Adapting Pretrained Models to Endangered Languages in Japan: A Comparative Study on Ryukyuan and Ainu Speech Recognition
Proceedings of the Fifteenth Language Resources and Evaluation Conference (LREC 2026)
Abstract
We investigate high-accuracy and speaker-robust automatic speech recognition (ASR) models by leveraging pretrained models for endangered languages in Japan — Ryukyuan (Shuri dialect) and Ainu (Saru dialect) — to support language and cultural preservation. In particular, this study presents the first experimental study on building and evaluating an ASR model for the Ryukyuan language. Specifically, we compare existing multilingual pretrained models, Whisper and XLS-R, with our in-house Japanese-focused model (JP-90k) pretrained solely on a large-scale weakly-supervised Japanese dataset. These models were fine-tuned on up to 10 and 32 hours of Ryukyuan and Ainu data, respectively.
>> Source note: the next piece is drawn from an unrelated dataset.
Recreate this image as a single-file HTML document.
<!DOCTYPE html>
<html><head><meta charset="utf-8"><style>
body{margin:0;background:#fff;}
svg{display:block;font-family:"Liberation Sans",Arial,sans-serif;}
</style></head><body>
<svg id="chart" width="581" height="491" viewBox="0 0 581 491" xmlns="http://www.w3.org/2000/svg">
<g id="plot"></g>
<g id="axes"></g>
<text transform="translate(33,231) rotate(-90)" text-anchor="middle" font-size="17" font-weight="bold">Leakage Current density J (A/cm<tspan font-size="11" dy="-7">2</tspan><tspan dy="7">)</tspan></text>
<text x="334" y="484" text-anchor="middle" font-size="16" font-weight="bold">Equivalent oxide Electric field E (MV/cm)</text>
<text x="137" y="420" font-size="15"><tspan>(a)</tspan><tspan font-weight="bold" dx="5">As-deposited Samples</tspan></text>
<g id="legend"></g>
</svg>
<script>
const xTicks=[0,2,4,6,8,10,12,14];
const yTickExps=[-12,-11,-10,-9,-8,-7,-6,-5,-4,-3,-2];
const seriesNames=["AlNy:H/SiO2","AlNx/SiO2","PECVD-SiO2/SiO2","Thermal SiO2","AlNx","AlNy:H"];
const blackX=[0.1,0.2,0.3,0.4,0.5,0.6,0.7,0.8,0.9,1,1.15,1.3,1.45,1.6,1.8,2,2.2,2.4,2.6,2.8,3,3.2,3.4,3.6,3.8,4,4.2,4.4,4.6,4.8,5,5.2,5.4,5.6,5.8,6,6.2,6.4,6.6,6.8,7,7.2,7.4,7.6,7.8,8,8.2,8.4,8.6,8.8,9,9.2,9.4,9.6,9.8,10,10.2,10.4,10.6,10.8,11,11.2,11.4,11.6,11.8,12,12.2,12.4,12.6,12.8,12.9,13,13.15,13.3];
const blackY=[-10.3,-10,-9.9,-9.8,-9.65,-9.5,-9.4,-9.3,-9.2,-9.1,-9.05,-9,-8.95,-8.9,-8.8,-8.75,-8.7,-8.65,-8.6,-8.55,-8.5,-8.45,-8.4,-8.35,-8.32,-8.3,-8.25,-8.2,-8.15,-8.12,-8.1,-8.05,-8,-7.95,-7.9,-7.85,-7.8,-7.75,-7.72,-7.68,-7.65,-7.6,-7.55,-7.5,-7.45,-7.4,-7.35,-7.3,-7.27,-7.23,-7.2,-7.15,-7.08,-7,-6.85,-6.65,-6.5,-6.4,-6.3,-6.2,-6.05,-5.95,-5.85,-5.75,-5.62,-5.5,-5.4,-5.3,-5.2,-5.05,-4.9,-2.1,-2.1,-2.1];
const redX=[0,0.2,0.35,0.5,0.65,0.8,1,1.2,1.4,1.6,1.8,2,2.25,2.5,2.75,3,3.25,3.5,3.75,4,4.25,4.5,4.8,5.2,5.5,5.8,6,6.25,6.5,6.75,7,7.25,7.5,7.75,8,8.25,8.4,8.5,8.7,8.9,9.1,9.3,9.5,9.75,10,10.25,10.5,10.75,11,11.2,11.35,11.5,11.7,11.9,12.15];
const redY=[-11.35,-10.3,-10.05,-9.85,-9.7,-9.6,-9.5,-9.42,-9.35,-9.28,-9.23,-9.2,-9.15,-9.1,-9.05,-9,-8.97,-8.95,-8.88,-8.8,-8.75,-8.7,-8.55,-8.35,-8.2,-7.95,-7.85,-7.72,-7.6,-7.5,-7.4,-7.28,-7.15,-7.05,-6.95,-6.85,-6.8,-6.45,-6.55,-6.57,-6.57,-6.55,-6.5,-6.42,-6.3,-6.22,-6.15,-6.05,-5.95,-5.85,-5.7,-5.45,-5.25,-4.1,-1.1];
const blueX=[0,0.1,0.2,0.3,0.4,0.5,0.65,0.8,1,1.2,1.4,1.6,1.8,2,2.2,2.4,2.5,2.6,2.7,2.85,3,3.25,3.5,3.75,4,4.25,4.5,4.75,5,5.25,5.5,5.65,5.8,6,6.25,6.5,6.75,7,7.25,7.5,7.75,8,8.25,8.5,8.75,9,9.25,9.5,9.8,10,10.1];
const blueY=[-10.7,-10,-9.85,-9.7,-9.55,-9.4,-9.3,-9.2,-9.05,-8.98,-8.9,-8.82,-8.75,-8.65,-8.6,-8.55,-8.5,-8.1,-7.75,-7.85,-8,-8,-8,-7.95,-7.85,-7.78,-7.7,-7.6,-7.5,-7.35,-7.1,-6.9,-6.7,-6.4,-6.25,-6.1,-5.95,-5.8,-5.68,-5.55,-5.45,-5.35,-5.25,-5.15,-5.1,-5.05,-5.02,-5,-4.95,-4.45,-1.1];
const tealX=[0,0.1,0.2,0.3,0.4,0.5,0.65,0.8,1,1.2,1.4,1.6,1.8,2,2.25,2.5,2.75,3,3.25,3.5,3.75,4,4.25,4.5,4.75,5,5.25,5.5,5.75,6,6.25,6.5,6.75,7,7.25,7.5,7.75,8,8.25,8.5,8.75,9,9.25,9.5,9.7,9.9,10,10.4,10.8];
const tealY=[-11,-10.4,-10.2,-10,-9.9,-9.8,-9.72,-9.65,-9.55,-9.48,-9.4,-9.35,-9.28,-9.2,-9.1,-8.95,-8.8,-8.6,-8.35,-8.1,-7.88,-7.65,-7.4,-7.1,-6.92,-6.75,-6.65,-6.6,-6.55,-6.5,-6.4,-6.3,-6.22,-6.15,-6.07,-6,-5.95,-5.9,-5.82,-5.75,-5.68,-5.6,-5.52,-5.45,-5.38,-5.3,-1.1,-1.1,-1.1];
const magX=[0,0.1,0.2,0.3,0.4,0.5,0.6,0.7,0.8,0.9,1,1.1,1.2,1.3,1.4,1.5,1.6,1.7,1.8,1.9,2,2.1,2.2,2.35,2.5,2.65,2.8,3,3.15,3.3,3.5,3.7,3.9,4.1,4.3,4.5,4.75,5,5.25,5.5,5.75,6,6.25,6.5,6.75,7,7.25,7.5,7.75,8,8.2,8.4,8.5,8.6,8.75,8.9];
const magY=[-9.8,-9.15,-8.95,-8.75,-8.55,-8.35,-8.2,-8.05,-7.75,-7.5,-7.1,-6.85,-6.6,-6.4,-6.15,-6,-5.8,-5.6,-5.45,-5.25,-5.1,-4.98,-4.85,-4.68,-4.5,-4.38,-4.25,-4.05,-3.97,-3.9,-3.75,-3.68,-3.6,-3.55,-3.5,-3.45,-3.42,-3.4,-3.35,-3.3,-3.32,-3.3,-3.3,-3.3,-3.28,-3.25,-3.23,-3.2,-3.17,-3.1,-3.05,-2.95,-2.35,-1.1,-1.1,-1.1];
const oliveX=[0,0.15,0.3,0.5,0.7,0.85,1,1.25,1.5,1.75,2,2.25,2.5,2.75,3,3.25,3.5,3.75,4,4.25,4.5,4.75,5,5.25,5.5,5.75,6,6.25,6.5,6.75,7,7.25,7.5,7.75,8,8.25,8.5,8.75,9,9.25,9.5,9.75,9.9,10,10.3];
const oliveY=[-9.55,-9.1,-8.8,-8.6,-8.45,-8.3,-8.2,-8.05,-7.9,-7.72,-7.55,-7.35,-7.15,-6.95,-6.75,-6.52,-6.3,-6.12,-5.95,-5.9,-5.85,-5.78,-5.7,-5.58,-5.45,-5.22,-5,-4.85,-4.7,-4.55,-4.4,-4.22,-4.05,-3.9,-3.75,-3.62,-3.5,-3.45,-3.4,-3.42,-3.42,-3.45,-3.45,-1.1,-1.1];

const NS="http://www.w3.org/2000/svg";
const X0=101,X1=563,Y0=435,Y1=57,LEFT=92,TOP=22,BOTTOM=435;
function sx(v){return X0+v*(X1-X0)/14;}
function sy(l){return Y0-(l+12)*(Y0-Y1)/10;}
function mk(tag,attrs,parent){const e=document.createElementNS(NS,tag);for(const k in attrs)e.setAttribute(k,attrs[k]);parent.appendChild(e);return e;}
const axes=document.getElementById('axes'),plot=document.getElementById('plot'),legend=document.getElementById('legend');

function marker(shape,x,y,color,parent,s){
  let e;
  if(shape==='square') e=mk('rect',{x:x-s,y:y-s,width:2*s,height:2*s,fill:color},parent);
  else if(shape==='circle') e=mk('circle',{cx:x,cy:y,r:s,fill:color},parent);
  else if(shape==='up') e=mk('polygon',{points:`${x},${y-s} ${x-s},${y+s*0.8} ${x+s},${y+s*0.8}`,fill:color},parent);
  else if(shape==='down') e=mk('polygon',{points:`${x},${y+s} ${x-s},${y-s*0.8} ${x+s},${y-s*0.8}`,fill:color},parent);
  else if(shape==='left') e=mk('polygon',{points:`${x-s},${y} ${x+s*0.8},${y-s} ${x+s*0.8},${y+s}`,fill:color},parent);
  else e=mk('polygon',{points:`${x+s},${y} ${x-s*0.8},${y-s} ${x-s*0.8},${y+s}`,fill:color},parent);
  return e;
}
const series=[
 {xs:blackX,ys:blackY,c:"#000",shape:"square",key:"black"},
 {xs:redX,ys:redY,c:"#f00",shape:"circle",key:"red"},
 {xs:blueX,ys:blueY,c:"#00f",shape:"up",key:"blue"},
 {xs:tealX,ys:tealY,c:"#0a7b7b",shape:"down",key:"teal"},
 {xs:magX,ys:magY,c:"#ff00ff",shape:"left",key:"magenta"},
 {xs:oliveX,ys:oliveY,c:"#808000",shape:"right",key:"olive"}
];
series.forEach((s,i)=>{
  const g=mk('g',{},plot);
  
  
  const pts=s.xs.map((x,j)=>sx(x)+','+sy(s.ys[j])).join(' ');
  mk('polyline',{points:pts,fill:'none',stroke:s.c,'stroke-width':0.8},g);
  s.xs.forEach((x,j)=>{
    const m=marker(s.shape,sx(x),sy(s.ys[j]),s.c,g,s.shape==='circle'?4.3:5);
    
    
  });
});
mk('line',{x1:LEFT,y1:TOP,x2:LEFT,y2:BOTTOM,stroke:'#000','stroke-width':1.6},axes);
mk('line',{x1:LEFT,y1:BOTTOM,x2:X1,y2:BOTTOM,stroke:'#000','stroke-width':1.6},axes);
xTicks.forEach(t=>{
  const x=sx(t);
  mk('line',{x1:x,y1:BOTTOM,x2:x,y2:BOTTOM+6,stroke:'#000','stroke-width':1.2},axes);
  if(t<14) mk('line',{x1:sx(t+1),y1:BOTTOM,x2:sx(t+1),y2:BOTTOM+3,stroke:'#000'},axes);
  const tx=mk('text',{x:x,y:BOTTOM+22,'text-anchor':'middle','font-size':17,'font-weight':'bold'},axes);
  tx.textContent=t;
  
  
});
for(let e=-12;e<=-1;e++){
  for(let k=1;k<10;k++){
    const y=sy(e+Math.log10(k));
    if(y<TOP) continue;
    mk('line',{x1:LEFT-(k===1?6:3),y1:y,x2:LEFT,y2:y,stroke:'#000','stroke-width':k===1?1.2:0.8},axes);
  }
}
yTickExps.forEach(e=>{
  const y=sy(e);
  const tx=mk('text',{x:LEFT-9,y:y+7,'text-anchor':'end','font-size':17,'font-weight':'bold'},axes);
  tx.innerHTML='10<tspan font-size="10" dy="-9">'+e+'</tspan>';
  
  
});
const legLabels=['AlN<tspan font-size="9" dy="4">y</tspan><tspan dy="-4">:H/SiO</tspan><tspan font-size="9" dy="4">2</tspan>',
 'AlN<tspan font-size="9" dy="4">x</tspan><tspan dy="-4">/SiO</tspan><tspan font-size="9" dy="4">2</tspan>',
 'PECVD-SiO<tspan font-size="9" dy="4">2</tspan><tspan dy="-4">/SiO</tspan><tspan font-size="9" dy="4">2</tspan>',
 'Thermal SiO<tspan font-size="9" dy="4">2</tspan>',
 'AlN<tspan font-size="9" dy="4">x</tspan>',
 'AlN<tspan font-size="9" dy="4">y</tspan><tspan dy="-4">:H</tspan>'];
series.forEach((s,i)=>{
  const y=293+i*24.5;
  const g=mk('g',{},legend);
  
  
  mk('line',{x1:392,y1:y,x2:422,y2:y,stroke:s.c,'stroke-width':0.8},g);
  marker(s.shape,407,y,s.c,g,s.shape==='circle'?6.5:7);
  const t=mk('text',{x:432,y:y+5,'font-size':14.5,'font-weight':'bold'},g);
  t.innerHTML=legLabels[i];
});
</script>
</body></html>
As a result, JP-90k consistently outperformed other models of the similar size in both languages. In addition, it demonstrated a remarkable advantage when training data was very limited, i.e., an hour or less. These findings suggest that large-scale pretraining on a language closely related to the target ones can yield robust low-resource ASR, including for unseen speakers and out-of-domain conditions. Furthermore, we found that all pretrained models achieved convergence in ASR accuracy with as little as 3-5 hours of fine-tuning data for both languages.